Это, в общем, элементарное условие перехода к системе реальной («крупномасштабной») демократии и общественному (местному и корпоративному) самоуправлению, при котором законодательная власть в лице ее демократически избранных представителей лишь определяет правила политического и экономического поведения, а ответственная правительственная администрация, реализуя политические и законодательные решения, не подменяет их собственным видением проблем и потребностей развития, руководствуясь односторонне понимаемыми принципами правовой и политической целесообразности и профессионализма в управлении.
Разумеется, структурные противоречия и коллизии в понимании целей и методов преобразования социально-экономической, политической и правовой систем между различными социальными группами и их представителями являются неотъемлемым признаком любой переходной ситуации.
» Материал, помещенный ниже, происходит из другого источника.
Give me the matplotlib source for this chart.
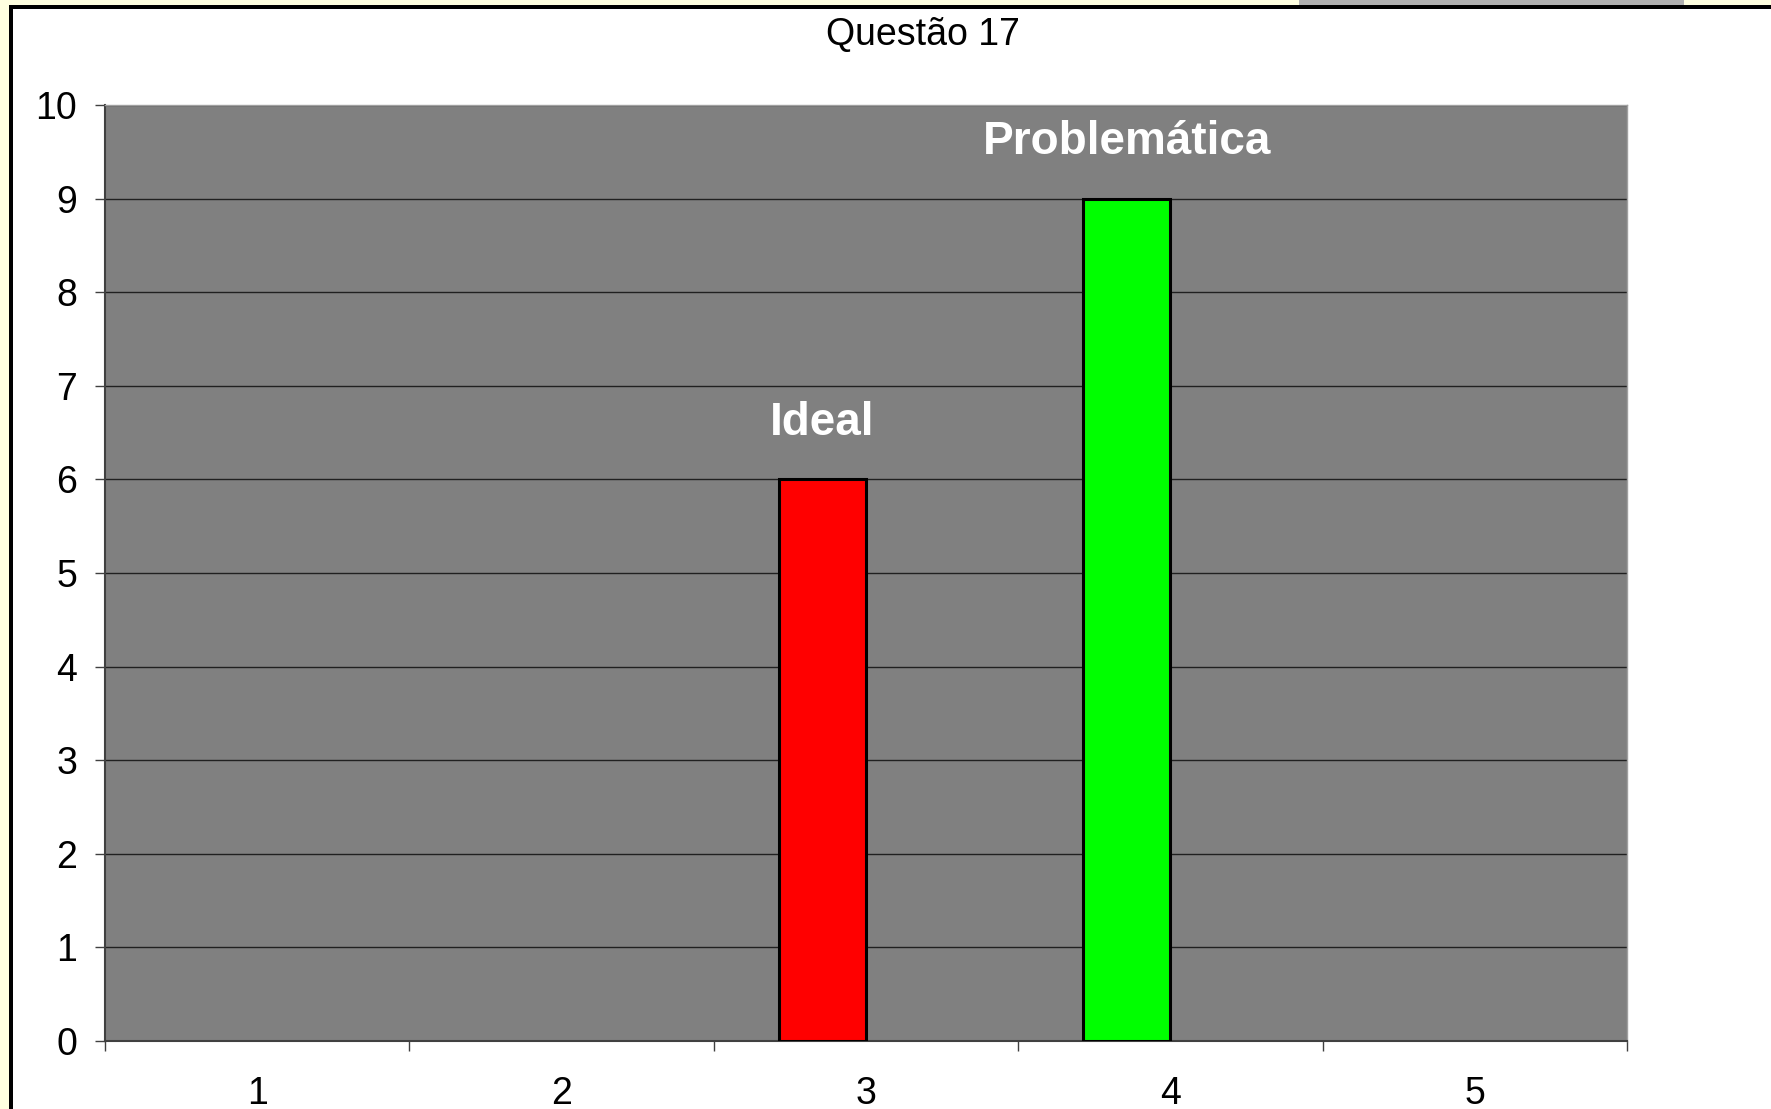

Оформление системной и внесистемной, конструктивной и деструктивной оппозиции политике реформ - это объективный момент развития, сопровождаемого к тому же структурной ломкой и перемещениями в позициях и статусах всех составных частей и элементов социального организма. На практике, как правило, имеет место динамическое сосуществование и взаимодействие элементов старого и нового внутриполитического, социально-правового и экономического режимов.
Литература
1. Дуткевич П. Посткоммунизм и глобализация // Материалы IV Международного философского симпозиума в РУДН. М., 1999.
2. Мощелков Е.Н. Переходные процессы в России. М., 1996.
3. Кузнецов И.И. Парадигма транзитологии (Плюсы и минусы объяснительной концепции переходного периода) // Общественные науки и современность. 2000. № 5.
4. Бондарь Н.С. Права человека и местное самоуправление в Российской Федерации. Ростов н/Д, 1998.
5. Агарков М.М. Ценность частного права. Ч. 2 // Правоведение. 1992. № 2.
6. Алексеев Н.Н. Основы философии права. СПб., 1999.
7. Чиркин В.Е. Современная модель конституции: прежние и новые приоритеты // Правоведение. 2003. № 2.